L’abbandono da parte di Erevan di ogni azione legale internazionale per i crimini di guerra commessi durante l’ultima guerra e – cosa ancora più ingiusta – il via libera della comunità internazionale alla più rapida pulizia etnica del Ventunesimo secolo e al processo di demolizione del patrimonio plurimillenario armeno rimarranno una macchia indelebile. Un intero popolo autoctono, che abitava nella culla dell’antico regno di Armenia, è stato spazzato via dalla geopolitica degli imperi, un popolo a cui è stato tolto il diritto all’autodeterminazione, cioè il diritto alla vita.
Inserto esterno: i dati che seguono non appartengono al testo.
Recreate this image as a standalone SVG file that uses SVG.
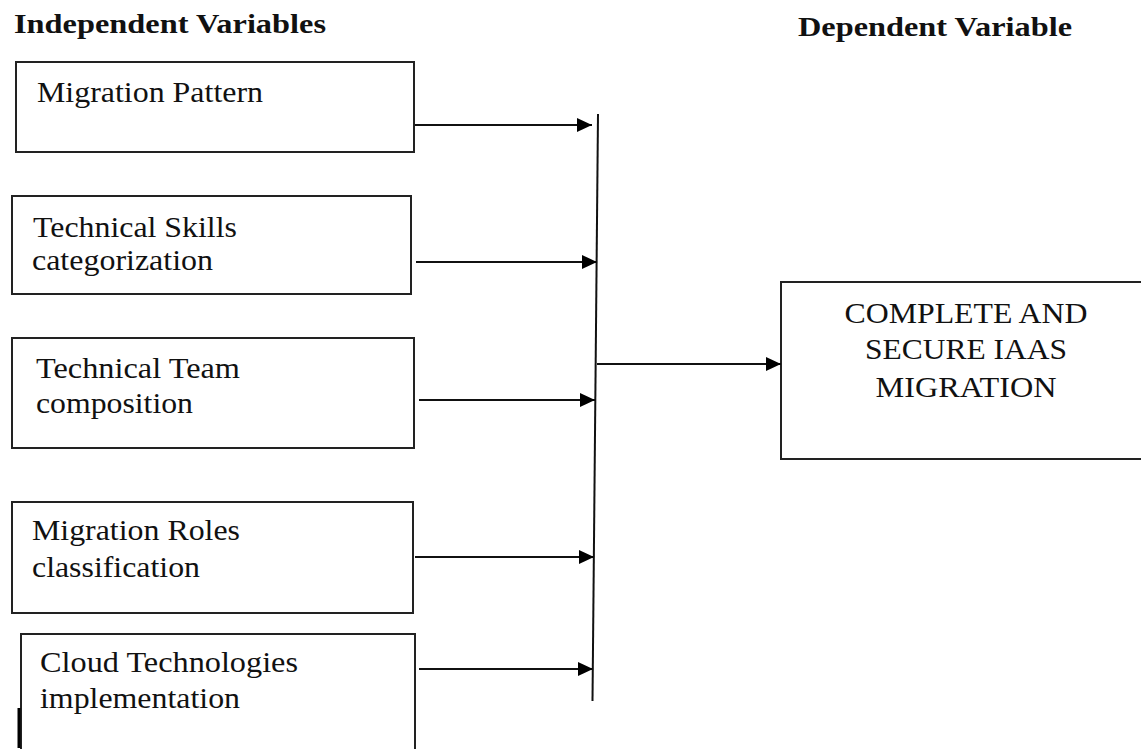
<svg xmlns="http://www.w3.org/2000/svg" width="1141" height="749" viewBox="0 0 1141 749">
  <style>
    .box { fill: #ffffff; stroke: #222222; stroke-width: 2; }
    .lbl { font-family: "Liberation Serif", "Times New Roman", serif; font-size: 29px; fill: #111111; }
    .out { font-family: "Liberation Serif", "Times New Roman", serif; font-size: 30px; fill: #111111; text-anchor: middle; }
    .hdr { font-family: "Liberation Serif", "Times New Roman", serif; font-size: 27px; font-weight: bold; fill: #111111; }
    .wire { fill: none; stroke: #111111; stroke-width: 2; }
  </style>
  <defs>
    <marker id="arrow" markerUnits="userSpaceOnUse" markerWidth="16" markerHeight="14" refX="15" refY="7" orient="auto">
      <path d="M0,0 L15,7 L0,14 Z" fill="#000000"/>
    </marker>
  </defs>

  <rect width="1141" height="749" fill="#ffffff"/>

  <!-- section headings -->
  <text class="hdr" x="14" y="33" textLength="312" lengthAdjust="spacingAndGlyphs">Independent Variables</text>
  <text class="hdr" x="798" y="36" textLength="274" lengthAdjust="spacingAndGlyphs">Dependent Variable</text>

  <!-- independent variable boxes -->
  <g id="migration-pattern">
    <rect class="box" x="16" y="62" width="398" height="90"/>
    <text class="lbl" x="37" y="102" textLength="226" lengthAdjust="spacingAndGlyphs">Migration Pattern</text>
  </g>

  <g id="technical-skills">
    <rect class="box" x="12" y="196" width="399" height="98"/>
    <text class="lbl" x="33" y="237" textLength="204" lengthAdjust="spacingAndGlyphs">Technical Skills</text>
    <text class="lbl" x="32" y="270" textLength="181" lengthAdjust="spacingAndGlyphs">categorization</text>
  </g>

  <g id="technical-team">
    <rect class="box" x="12" y="338" width="402" height="110"/>
    <text class="lbl" x="36" y="378" textLength="204" lengthAdjust="spacingAndGlyphs">Technical Team</text>
    <text class="lbl" x="36" y="413" textLength="157" lengthAdjust="spacingAndGlyphs">composition</text>
  </g>

  <g id="migration-roles">
    <rect class="box" x="12" y="502" width="401" height="111"/>
    <text class="lbl" x="32" y="540" textLength="208" lengthAdjust="spacingAndGlyphs">Migration Roles</text>
    <text class="lbl" x="32" y="577" textLength="168" lengthAdjust="spacingAndGlyphs">classification</text>
  </g>

  <g id="cloud-technologies">
    <rect class="box" x="21" y="634" width="394" height="130"/>
    <line x1="19" y1="708" x2="19" y2="748" stroke="#000000" stroke-width="3"/>
    <text class="lbl" x="40" y="672" textLength="258" lengthAdjust="spacingAndGlyphs">Cloud Technologies</text>
    <text class="lbl" x="40" y="708" textLength="200" lengthAdjust="spacingAndGlyphs">implementation</text>
  </g>

  <!-- dependent variable box -->
  <g id="iaas-migration">
    <rect class="box" x="781" y="282" width="380" height="177"/>
    <text class="out" x="966" y="323" textLength="243" lengthAdjust="spacingAndGlyphs">COMPLETE AND</text>
    <text class="out" x="966" y="359" textLength="202" lengthAdjust="spacingAndGlyphs">SECURE IAAS</text>
    <text class="out" x="966" y="397" textLength="181" lengthAdjust="spacingAndGlyphs">MIGRATION</text>
  </g>

  <!-- connectors -->
  <g id="connectors">
    <line class="wire" x1="598" y1="114" x2="592.5" y2="701"/>
    <line class="wire" x1="415" y1="125" x2="592" y2="125" marker-end="url(#arrow)"/>
    <line class="wire" x1="416" y1="262" x2="597" y2="262" marker-end="url(#arrow)"/>
    <line class="wire" x1="419" y1="400" x2="595" y2="400" marker-end="url(#arrow)"/>
    <line class="wire" x1="415" y1="557" x2="594" y2="557" marker-end="url(#arrow)"/>
    <line class="wire" x1="419" y1="669" x2="593" y2="669" marker-end="url(#arrow)"/>
    <line class="wire" x1="597" y1="364" x2="781" y2="364" marker-end="url(#arrow)"/>
  </g>
</svg>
Come i Sudeti, l’Artsakh, martirizzato nella sua realtà fisica e spirituale, è stato vigliaccamente gettato alle ortiche di una pace improbabile, mentre la sua popolazione rifugiata soffre di una campagna di razzismo e odio alimentata dai canali di influenza filogovernativi che vedono in essa una quinta colonna russa. L’Armenia ha ottenuto una tregua, cedendo su quasi tutti i fronti dietro la maschera confortante di una prosperità condivisa e chimerica: non si sa come si concretizzerà sul campo perché i contorni della road map di Trump rimangono vaghi. Un progetto che ci ricorda che sono soprattutto i rapporti di forza a dettare i termini e non i valori che pensiamo di difendere”.